Du 1er août 2020 au 31 mai 2021, les entreprises pouvaient bénéficier d'une aide de 4.000 euros à l'embauche d'un jeune de moins de 26 ans pour un contrat d'au moins trois mois. Cette aide fait partie d'une enveloppe de plus de 6 milliards d'euros débloquée l'été dernier pour le «Plan Jeunes» du gouvernement. «À l'origine, c'est un plan pour les jeunes, mais en réalité c'est un plan pour les entreprises, fait savoir Mélanie Luce, présidente de l'Union nationale des étudiants de France (UNEF). Les jeunes n'en bénéficient pas réellement, contrairement aux entreprises.»
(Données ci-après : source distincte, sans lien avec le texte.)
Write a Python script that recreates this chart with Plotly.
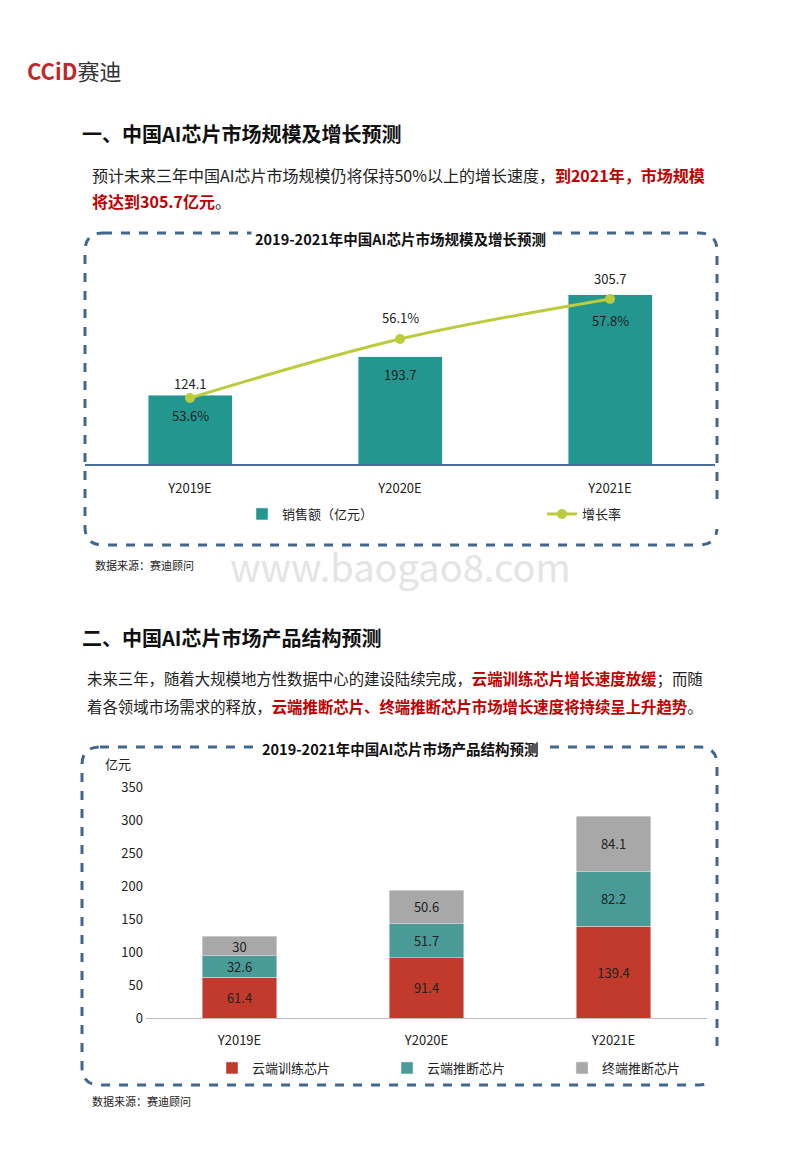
import plotly.graph_objects as go

W, H = 800, 1156
FONT = "Noto Sans CJK SC"
OFF = 8  # page body margin

years = ["Y2019E", "Y2020E", "Y2021E"]
sales = [124.1, 193.7, 305.7]
growth = [53.6, 56.1, 57.8]

train = [61.4, 91.4, 139.4]
infer = [32.6, 51.7, 82.2]
edge = [30, 50.6, 84.1]

TEAL = "#22968F"
LIME = "#BCCB3C"
RED = "#C23A2B"
TEAL2 = "#4A9B97"
GRAY = "#A8A8A8"
BOX = "#41678F"


def px(x):
    return (x - OFF) / W


def py(y):
    return 1 - (y - OFF) / H


fig = go.Figure()

# chart 1: sales bars + growth line
fig.add_trace(go.Bar(x=years, y=sales, name="销售额（亿元）", marker_color=TEAL,
                     width=0.4, xaxis="x", yaxis="y", legend="legend"))
fig.add_trace(go.Scatter(x=years, y=growth, name="增长率", mode="lines+markers",
                         line=dict(color=LIME, width=3, shape="spline"),
                         marker=dict(size=10, color=LIME), xaxis="x", yaxis="y2", legend="legend"))

# chart 2: stacked structure
for name, vals, col in [("云端训练芯片", train, RED), ("云端推断芯片", infer, TEAL2), ("终端推断芯片", edge, GRAY)]:
    fig.add_trace(go.Bar(x=years, y=vals, name=name, marker_color=col, width=0.4,
                         text=[f"{v:g}" for v in vals], textposition="inside", textangle=0,
                         constraintext="none", insidetextanchor="middle",
                         textfont=dict(size=13, color="#222"),
                         xaxis="x3", yaxis="y3", legend="legend2"))

ann = []
# bar labels chart 1
for yr, v, shift in zip(years, sales, [12, -18, 16]):
    ann.append(dict(x=yr, y=v, xref="x", yref="y", text=f"{v:g}", showarrow=False,
                    yshift=shift, font=dict(size=13, color="#222")))
for yr, g, shift in zip(years, growth, [-18, 22, -22]):
    ann.append(dict(x=yr, y=g, xref="x", yref="y2", text=f"{g:g}%", showarrow=False,
                    yshift=shift, font=dict(size=13, color="#222")))

def text(x, y, t, size=14, color="#222", xanchor="left", **kw):
    ann.append(dict(x=px(x), y=py(y), xref="paper", yref="paper", text=t, showarrow=False,
                    xanchor=xanchor, yanchor="middle", font=dict(size=size, color=color, family=FONT), **kw))

R = "#C00000"
text(25, 70, "<b><span style='color:#C0282D'>CCiD</span></b>赛迪", size=22, color="#333")
text(400, 565, "www.baogao8.com", size=38, color="#E4E4E4", xanchor="center")
text(80, 133, "<b>一、中国AI芯片市场规模及增长预测</b>", size=20, color="#111")
text(90, 175, f"预计未来三年中国AI芯片市场规模仍将保持50%以上的增长速度，<b><span style='color:{R}'>到2021年，市场规模</span></b>", size=16)
text(90, 201, f"<b><span style='color:{R}'>将达到305.7亿元</span></b>。", size=16)
text(93, 565, "数据来源：赛迪顾问", size=11)
text(80, 637, "<b>二、中国AI芯片市场产品结构预测</b>", size=20, color="#111")
text(85, 678, f"未来三年，随着大规模地方性数据中心的建设陆续完成，<b><span style='color:{R}'>云端训练芯片增长速度放缓</span></b>；而随", size=15.4)
text(85, 706, f"着各领域市场需求的释放，<b><span style='color:{R}'>云端推断芯片、终端推断芯片市场增长速度将持续呈上升趋势</span></b>。", size=15.4)
text(90, 1101, "数据来源：赛迪顾问", size=11)
text(103, 763, "亿元", size=13)


def box(x0, y0, x1, y1, r=18):
    X0, X1 = px(x0), px(x1)
    Y0, Y1 = py(y0), py(y1)
    rx, ry = r / W, r / H
    path = (f"M {X0+rx} {Y0} L {X1-rx} {Y0} Q {X1} {Y0} {X1} {Y0-ry} "
            f"L {X1} {Y1+ry} Q {X1} {Y1} {X1-rx} {Y1} L {X0+rx} {Y1} "
            f"Q {X0} {Y1} {X0} {Y1+ry} L {X0} {Y0-ry} Q {X0} {Y0} {X0+rx} {Y0} Z")
    return dict(type="path", xref="paper", yref="paper", path=path,
                line=dict(color=BOX, width=3, dash="dash"), layer="below")


shapes = [box(85, 233, 717, 545), box(82, 747, 717, 1085)]
text(400, 238, "<b>2019-2021年中国AI芯片市场规模及增长预测</b>", size=14.5, color="#111",
     xanchor="center", bgcolor="white", borderpad=3)
text(400, 748, "<b>2019-2021年中国AI芯片市场产品结构预测</b>", size=14.5, color="#111",
     xanchor="center", bgcolor="white", borderpad=3)

axfont = dict(size=13, color="#222", family=FONT)
fig.update_layout(
    width=W, height=H, margin=dict(l=0, r=0, t=0, b=0, autoexpand=False),
    paper_bgcolor="white", plot_bgcolor="rgba(0,0,0,0)",
    font=dict(family=FONT), barmode="stack", showlegend=True,
    xaxis=dict(domain=[px(85), px(715)], anchor="y", showline=True, linecolor="#4A6F95",
               linewidth=1.5, ticks="", tickfont=axfont, fixedrange=True, automargin=False,
               ticklabelstandoff=12),
    yaxis=dict(domain=[py(464), py(240)], range=[0, 405], visible=False),
    yaxis2=dict(overlaying="y", range=[50.8, 60.3], visible=False),
    xaxis3=dict(domain=[px(146), px(707)], anchor="y3", showline=True, linecolor="#BBBBBB",
                ticks="", tickfont=axfont, automargin=False, ticklabelstandoff=10),
    yaxis3=dict(domain=[py(1018), py(787)], anchor="x3", range=[0, 350], dtick=50, showgrid=False,
                tickfont=axfont, ticklabelstandoff=2, zeroline=False, automargin=False),
    legend=dict(orientation="h", x=px(242), y=py(514), xanchor="left", yanchor="middle",
                font=dict(size=13, color="#222"), entrywidth=255, traceorder="normal"),
    legend2=dict(orientation="h", x=px(212), y=py(1068), xanchor="left", yanchor="middle",
                 font=dict(size=13, color="#222"), entrywidth=130, traceorder="normal"),
    annotations=ann, shapes=shapes,
)

fig.write_html("out.html")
Face à ces difficultés, le gouvernement a également dégainé «1 jeune, 1 solution», une plateforme numérique lancée fin novembre pour faciliter les recherches d'emplois, de stages, d'alternances ou même de jobs d'été de la jeunesse. L'initiative, pratique, a permis de centraliser de nombreuses informations sur un seul site. Mais elle n'est pas suffisante pour lutter efficacement contre la précarité des jeunes diplômés, estime Mélanie Luce: «Dans l'absolu, centraliser toutes ces choses, c'est intéressant, mais ça ne permet pas de résoudre le problème et ne suffit pas à aider les jeunes.»

Des aides à l'insertion encore insuffisantes

«Globalement, on a des retours disant que cette période a été plus difficile que d'habitude du côté de l'insertion professionnelle, commente la présidente de l'UNEF. Ce qui remonte, c'est la très grande précarité des diplômés, car on manque d'aide à l'insertion.» Mélanie Luce est remontée contre le gouvernement, qu'elle accuse de ne pas faire grand-chose en faveur des jeunes. Diplôme en poche, une grande partie de ces ex-étudiants ne peuvent pas prétendre au chômage, puisque l'une des conditions pour le toucher est d'avoir été salarié au moins quatre mois au cours des vingt-quatre derniers mois.

Le RSA? Oui, mais seulement si ces diplômés ont plus de 25 ans, ou s'ils ont entre 18 et 24 ans et qu'ils ont travaillé deux ans à temps plein au cours des trois dernières années. L'aide à la recherche du premier emploi (ARPE)? Ce coup de pouce permettant de bénéficier de sa bourse (ou d'autres avantages) quatre mois après la fin des études a été supprimé en 2019 par le gouvernement d'Emmanuel Macron.

Les aides à la sortie de l'école ne sont donc pas bien nombreuses. «On parle beaucoup des jeunes, mais on en fait peu pour eux. C'est facile de dire qu'on ne veut pas sacrifier la jeunesse, mais beaucoup de jeunes ont trouvé des emplois en CDD, et se retrouvent donc, après, au chômage, raille la responsable de l'UNEF. Pour lutter contre ça, il faut soutenir les entreprises, oui, mais à embaucher en CDI.»

Elle propose plutôt des contrats de générations entre quinquagénaires et jeunes, pour que les premiers, qui souffrent aussi d'une certaine précarité sur le marché du travail, puissent former les seconds. «Cela protégerait les extrémités du marché du travail, dans une notion de solidarité. Mais on pourrait aussi mettre en place un accompagnement des jeunes à l'insertion pro, davantage d'aide à la préparation des CV, des entretiens, etc.»

Malgré un retour progressif de l'activité économique, Lila est convaincue qu'elle ne trouvera pas un travail avant la rentrée prochaine. Un scepticisme dû, notamment, au fait qu'elle préférerait trouver un job de community manager dans le milieu de la culture, durement frappé par la crise économique. «Le Covid a tout changé, mais avec la fin des restrictions, j'espère que tout va revenir à la normale d'ici septembre», confie-t-elle.